■ SHORT PROBLEM: Write out the data below exactly as given, without any of its pictures.

● ● ●

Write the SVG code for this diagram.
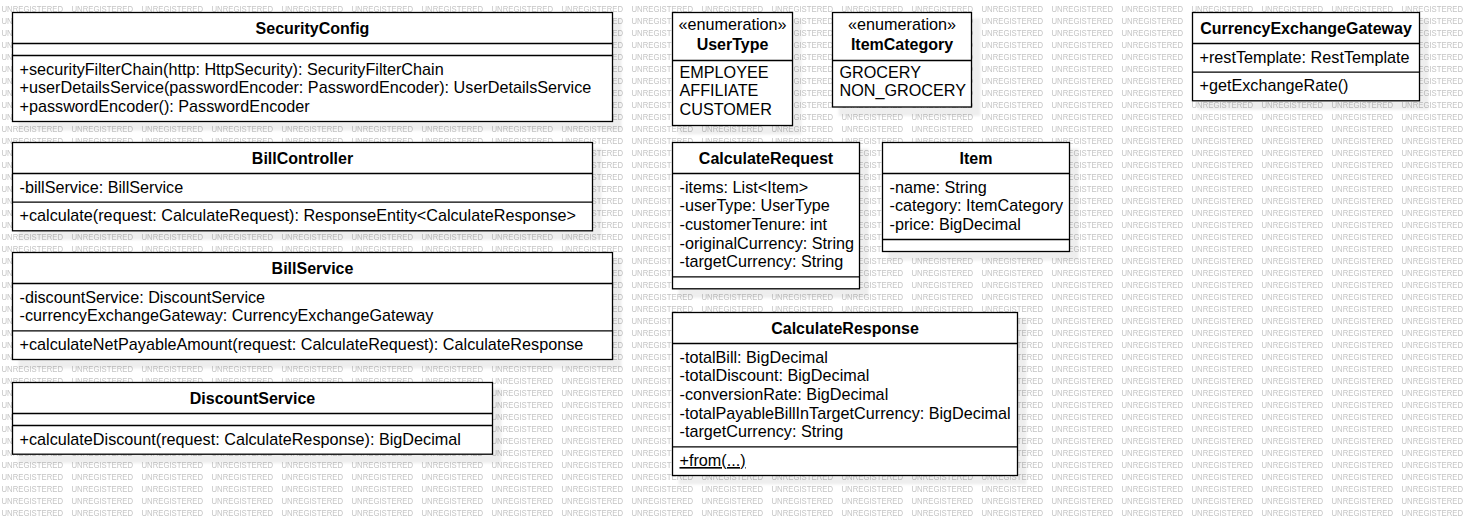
<svg xmlns="http://www.w3.org/2000/svg" width="1470" height="526" viewBox="0 0 1470 526">
<style>
.bg{fill:#ffffff}
.wm{font-family:"Liberation Sans",Arial,sans-serif;font-size:8.6px;fill:#c4c4c4}
.sh{fill:#000000;fill-opacity:0.065}
.box{fill:#ffffff;stroke:#000000;stroke-width:1.3}
.dv{stroke:#000000;stroke-width:1.3}
.t{font-family:"Liberation Sans",Arial,sans-serif;font-size:16.2px;fill:#000000}
.n{font-weight:bold;text-anchor:middle;font-size:16px}
.c{text-anchor:middle}
.u{text-decoration:underline}
</style>
<defs>
<pattern id="wmp" patternUnits="userSpaceOnUse" x="0" y="0" width="70" height="12">
<text class="wm" x="1.5" y="11.7" textLength="61.5" lengthAdjust="spacingAndGlyphs">UNREGISTERED</text>
</pattern>
<filter id="blur" x="-5%" y="-10%" width="110%" height="120%">
<feGaussianBlur stdDeviation="0.8"/>
</filter>
</defs>
<rect class="bg" x="0" y="0" width="1470" height="526"/>
<rect x="0" y="0" width="1470" height="518" fill="url(#wmp)"/>

<g id="shadows" filter="url(#blur)">
<rect class="sh" x="18.5" y="18.5" width="603" height="112"/>
<rect class="sh" x="18.5" y="148.5" width="583" height="91.3"/>
<rect class="sh" x="18.5" y="258.5" width="603" height="110"/>
<rect class="sh" x="18.5" y="388.5" width="483" height="74.7"/>
<rect class="sh" x="678.5" y="18.5" width="123" height="116"/>
<rect class="sh" x="838.5" y="18.5" width="142" height="97.5"/>
<rect class="sh" x="1198.5" y="18.5" width="230" height="91.3"/>
<rect class="sh" x="678.5" y="148.5" width="190" height="149.3"/>
<rect class="sh" x="888.5" y="148.5" width="190" height="112"/>
<rect class="sh" x="678.5" y="318.5" width="348" height="166"/>
</g>

<g id="connectors"></g>

<g id="SecurityConfig">
<rect class="box" x="12.5" y="12.5" width="600" height="109"/>
<line class="dv" x1="12.5" y1="43.5" x2="612.5" y2="43.5"/>
<line class="dv" x1="12.5" y1="55.5" x2="612.5" y2="55.5"/>
<text class="t n" x="312.5" y="33.8">SecurityConfig</text>
<text class="t" x="19.5" y="74.7">+securityFilterChain(http: HttpSecurity): SecurityFilterChain</text>
<text class="t" x="19.5" y="93.4">+userDetailsService(passwordEncoder: PasswordEncoder): UserDetailsService</text>
<text class="t" x="19.5" y="112">+passwordEncoder(): PasswordEncoder</text>
</g>

<g id="BillController">
<rect class="box" x="12.5" y="142.5" width="580" height="88.3"/>
<line class="dv" x1="12.5" y1="173.5" x2="592.5" y2="173.5"/>
<line class="dv" x1="12.5" y1="202.2" x2="592.5" y2="202.2"/>
<text class="t n" x="302.5" y="163.8">BillController</text>
<text class="t" x="19.5" y="192.7">-billService: BillService</text>
<text class="t" x="19.5" y="221.4">+calculate(request: CalculateRequest): ResponseEntity&lt;CalculateResponse&gt;</text>
</g>

<g id="BillService">
<rect class="box" x="12.5" y="252.5" width="600" height="107"/>
<line class="dv" x1="12.5" y1="283.5" x2="612.5" y2="283.5"/>
<line class="dv" x1="12.5" y1="330.8" x2="612.5" y2="330.8"/>
<text class="t n" x="312.5" y="273.8">BillService</text>
<text class="t" x="19.5" y="302.7">-discountService: DiscountService</text>
<text class="t" x="19.5" y="321.4">-currencyExchangeGateway: CurrencyExchangeGateway</text>
<text class="t" x="19.5" y="350">+calculateNetPayableAmount(request: CalculateRequest): CalculateResponse</text>
</g>

<g id="DiscountService">
<rect class="box" x="12.5" y="382.5" width="480" height="71.7"/>
<line class="dv" x1="12.5" y1="413.5" x2="492.5" y2="413.5"/>
<line class="dv" x1="12.5" y1="425.5" x2="492.5" y2="425.5"/>
<text class="t n" x="252.5" y="403.8">DiscountService</text>
<text class="t" x="19.5" y="444.7">+calculateDiscount(request: CalculateResponse): BigDecimal</text>
</g>

<g id="UserType">
<rect class="box" x="672.5" y="12.5" width="120" height="113"/>
<line class="dv" x1="672.5" y1="60.5" x2="792.5" y2="60.5"/>
<text class="t c" x="732.5" y="30">«enumeration»</text>
<text class="t n" x="732.5" y="49.5">UserType</text>
<text class="t" x="679.5" y="77.5">EMPLOYEE</text>
<text class="t" x="679.5" y="96.3">AFFILIATE</text>
<text class="t" x="679.5" y="115">CUSTOMER</text>
</g>

<g id="ItemCategory">
<rect class="box" x="832.5" y="12.5" width="139" height="94.5"/>
<line class="dv" x1="832.5" y1="60.5" x2="971.5" y2="60.5"/>
<text class="t c" x="902" y="30">«enumeration»</text>
<text class="t n" x="902" y="49.5">ItemCategory</text>
<text class="t" x="839.5" y="77.5">GROCERY</text>
<text class="t" x="839.5" y="96.3">NON_GROCERY</text>
</g>

<g id="CurrencyExchangeGateway">
<rect class="box" x="1192.5" y="12.5" width="227" height="88.3"/>
<line class="dv" x1="1192.5" y1="43.5" x2="1419.5" y2="43.5"/>
<line class="dv" x1="1192.5" y1="72.2" x2="1419.5" y2="72.2"/>
<text class="t n" x="1306" y="33.8">CurrencyExchangeGateway</text>
<text class="t" x="1199.5" y="62.7">+restTemplate: RestTemplate</text>
<text class="t" x="1199.5" y="91.4">+getExchangeRate()</text>
</g>

<g id="CalculateRequest">
<rect class="box" x="672.5" y="142.5" width="187" height="146.3"/>
<line class="dv" x1="672.5" y1="173.5" x2="859.5" y2="173.5"/>
<line class="dv" x1="672.5" y1="276.8" x2="859.5" y2="276.8"/>
<text class="t n" x="766" y="163.8">CalculateRequest</text>
<text class="t" x="679.5" y="192.7">-items: List&lt;Item&gt;</text>
<text class="t" x="679.5" y="211.4">-userType: UserType</text>
<text class="t" x="679.5" y="230">-customerTenure: int</text>
<text class="t" x="679.5" y="248.7">-originalCurrency: String</text>
<text class="t" x="679.5" y="267.4">-targetCurrency: String</text>
</g>

<g id="Item">
<rect class="box" x="882.5" y="142.5" width="187" height="109"/>
<line class="dv" x1="882.5" y1="173.5" x2="1069.5" y2="173.5"/>
<line class="dv" x1="882.5" y1="239.5" x2="1069.5" y2="239.5"/>
<text class="t n" x="976" y="163.8">Item</text>
<text class="t" x="889.5" y="192.7">-name: String</text>
<text class="t" x="889.5" y="211.4">-category: ItemCategory</text>
<text class="t" x="889.5" y="230">-price: BigDecimal</text>
</g>

<g id="CalculateResponse">
<rect class="box" x="672.5" y="312.5" width="345" height="163"/>
<line class="dv" x1="672.5" y1="343.5" x2="1017.5" y2="343.5"/>
<line class="dv" x1="672.5" y1="446.8" x2="1017.5" y2="446.8"/>
<text class="t n" x="845" y="333.8">CalculateResponse</text>
<text class="t" x="679.5" y="362.7">-totalBill: BigDecimal</text>
<text class="t" x="679.5" y="381.4">-totalDiscount: BigDecimal</text>
<text class="t" x="679.5" y="400">-conversionRate: BigDecimal</text>
<text class="t" x="679.5" y="418.7">-totalPayableBillInTargetCurrency: BigDecimal</text>
<text class="t" x="679.5" y="437.4">-targetCurrency: String</text>
<text class="t u" x="679.5" y="466">+from(...)</text>
</g>
</svg>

● ● ●

■ FINISHED EXERCISE:
Write the SVG code for this diagram.
<svg xmlns="http://www.w3.org/2000/svg" width="1470" height="526" viewBox="0 0 1470 526">
<style>
.bg{fill:#ffffff}
.wm{font-family:"Liberation Sans",Arial,sans-serif;font-size:8.6px;fill:#c4c4c4}
.sh{fill:#000000;fill-opacity:0.065}
.box{fill:#ffffff;stroke:#000000;stroke-width:1.3}
.dv{stroke:#000000;stroke-width:1.3}
.t{font-family:"Liberation Sans",Arial,sans-serif;font-size:16.2px;fill:#000000}
.n{font-weight:bold;text-anchor:middle;font-size:16px}
.c{text-anchor:middle}
.u{text-decoration:underline}
</style>
<defs>
<pattern id="wmp" patternUnits="userSpaceOnUse" x="0" y="0" width="70" height="12">
<text class="wm" x="1.5" y="11.7" textLength="61.5" lengthAdjust="spacingAndGlyphs">UNREGISTERED</text>
</pattern>
<filter id="blur" x="-5%" y="-10%" width="110%" height="120%">
<feGaussianBlur stdDeviation="0.8"/>
</filter>
</defs>
<rect class="bg" x="0" y="0" width="1470" height="526"/>
<rect x="0" y="0" width="1470" height="518" fill="url(#wmp)"/>

<g id="shadows" filter="url(#blur)">
<rect class="sh" x="18.5" y="18.5" width="603" height="112"/>
<rect class="sh" x="18.5" y="148.5" width="583" height="91.3"/>
<rect class="sh" x="18.5" y="258.5" width="603" height="110"/>
<rect class="sh" x="18.5" y="388.5" width="483" height="74.7"/>
<rect class="sh" x="678.5" y="18.5" width="123" height="116"/>
<rect class="sh" x="838.5" y="18.5" width="142" height="97.5"/>
<rect class="sh" x="1198.5" y="18.5" width="230" height="91.3"/>
<rect class="sh" x="678.5" y="148.5" width="190" height="149.3"/>
<rect class="sh" x="888.5" y="148.5" width="190" height="112"/>
<rect class="sh" x="678.5" y="318.5" width="348" height="166"/>
</g>

<g id="connectors"></g>

<g id="SecurityConfig">
<rect class="box" x="12.5" y="12.5" width="600" height="109"/>
<line class="dv" x1="12.5" y1="43.5" x2="612.5" y2="43.5"/>
<line class="dv" x1="12.5" y1="55.5" x2="612.5" y2="55.5"/>
<text class="t n" x="312.5" y="33.8">SecurityConfig</text>
<text class="t" x="19.5" y="74.7">+securityFilterChain(http: HttpSecurity): SecurityFilterChain</text>
<text class="t" x="19.5" y="93.4">+userDetailsService(passwordEncoder: PasswordEncoder): UserDetailsService</text>
<text class="t" x="19.5" y="112">+passwordEncoder(): PasswordEncoder</text>
</g>

<g id="BillController">
<rect class="box" x="12.5" y="142.5" width="580" height="88.3"/>
<line class="dv" x1="12.5" y1="173.5" x2="592.5" y2="173.5"/>
<line class="dv" x1="12.5" y1="202.2" x2="592.5" y2="202.2"/>
<text class="t n" x="302.5" y="163.8">BillController</text>
<text class="t" x="19.5" y="192.7">-billService: BillService</text>
<text class="t" x="19.5" y="221.4">+calculate(request: CalculateRequest): ResponseEntity&lt;CalculateResponse&gt;</text>
</g>

<g id="BillService">
<rect class="box" x="12.5" y="252.5" width="600" height="107"/>
<line class="dv" x1="12.5" y1="283.5" x2="612.5" y2="283.5"/>
<line class="dv" x1="12.5" y1="330.8" x2="612.5" y2="330.8"/>
<text class="t n" x="312.5" y="273.8">BillService</text>
<text class="t" x="19.5" y="302.7">-discountService: DiscountService</text>
<text class="t" x="19.5" y="321.4">-currencyExchangeGateway: CurrencyExchangeGateway</text>
<text class="t" x="19.5" y="350">+calculateNetPayableAmount(request: CalculateRequest): CalculateResponse</text>
</g>

<g id="DiscountService">
<rect class="box" x="12.5" y="382.5" width="480" height="71.7"/>
<line class="dv" x1="12.5" y1="413.5" x2="492.5" y2="413.5"/>
<line class="dv" x1="12.5" y1="425.5" x2="492.5" y2="425.5"/>
<text class="t n" x="252.5" y="403.8">DiscountService</text>
<text class="t" x="19.5" y="444.7">+calculateDiscount(request: CalculateResponse): BigDecimal</text>
</g>

<g id="UserType">
<rect class="box" x="672.5" y="12.5" width="120" height="113"/>
<line class="dv" x1="672.5" y1="60.5" x2="792.5" y2="60.5"/>
<text class="t c" x="732.5" y="30">«enumeration»</text>
<text class="t n" x="732.5" y="49.5">UserType</text>
<text class="t" x="679.5" y="77.5">EMPLOYEE</text>
<text class="t" x="679.5" y="96.3">AFFILIATE</text>
<text class="t" x="679.5" y="115">CUSTOMER</text>
</g>

<g id="ItemCategory">
<rect class="box" x="832.5" y="12.5" width="139" height="94.5"/>
<line class="dv" x1="832.5" y1="60.5" x2="971.5" y2="60.5"/>
<text class="t c" x="902" y="30">«enumeration»</text>
<text class="t n" x="902" y="49.5">ItemCategory</text>
<text class="t" x="839.5" y="77.5">GROCERY</text>
<text class="t" x="839.5" y="96.3">NON_GROCERY</text>
</g>

<g id="CurrencyExchangeGateway">
<rect class="box" x="1192.5" y="12.5" width="227" height="88.3"/>
<line class="dv" x1="1192.5" y1="43.5" x2="1419.5" y2="43.5"/>
<line class="dv" x1="1192.5" y1="72.2" x2="1419.5" y2="72.2"/>
<text class="t n" x="1306" y="33.8">CurrencyExchangeGateway</text>
<text class="t" x="1199.5" y="62.7">+restTemplate: RestTemplate</text>
<text class="t" x="1199.5" y="91.4">+getExchangeRate()</text>
</g>

<g id="CalculateRequest">
<rect class="box" x="672.5" y="142.5" width="187" height="146.3"/>
<line class="dv" x1="672.5" y1="173.5" x2="859.5" y2="173.5"/>
<line class="dv" x1="672.5" y1="276.8" x2="859.5" y2="276.8"/>
<text class="t n" x="766" y="163.8">CalculateRequest</text>
<text class="t" x="679.5" y="192.7">-items: List&lt;Item&gt;</text>
<text class="t" x="679.5" y="211.4">-userType: UserType</text>
<text class="t" x="679.5" y="230">-customerTenure: int</text>
<text class="t" x="679.5" y="248.7">-originalCurrency: String</text>
<text class="t" x="679.5" y="267.4">-targetCurrency: String</text>
</g>

<g id="Item">
<rect class="box" x="882.5" y="142.5" width="187" height="109"/>
<line class="dv" x1="882.5" y1="173.5" x2="1069.5" y2="173.5"/>
<line class="dv" x1="882.5" y1="239.5" x2="1069.5" y2="239.5"/>
<text class="t n" x="976" y="163.8">Item</text>
<text class="t" x="889.5" y="192.7">-name: String</text>
<text class="t" x="889.5" y="211.4">-category: ItemCategory</text>
<text class="t" x="889.5" y="230">-price: BigDecimal</text>
</g>

<g id="CalculateResponse">
<rect class="box" x="672.5" y="312.5" width="345" height="163"/>
<line class="dv" x1="672.5" y1="343.5" x2="1017.5" y2="343.5"/>
<line class="dv" x1="672.5" y1="446.8" x2="1017.5" y2="446.8"/>
<text class="t n" x="845" y="333.8">CalculateResponse</text>
<text class="t" x="679.5" y="362.7">-totalBill: BigDecimal</text>
<text class="t" x="679.5" y="381.4">-totalDiscount: BigDecimal</text>
<text class="t" x="679.5" y="400">-conversionRate: BigDecimal</text>
<text class="t" x="679.5" y="418.7">-totalPayableBillInTargetCurrency: BigDecimal</text>
<text class="t" x="679.5" y="437.4">-targetCurrency: String</text>
<text class="t u" x="679.5" y="466">+from(...)</text>
</g>
</svg>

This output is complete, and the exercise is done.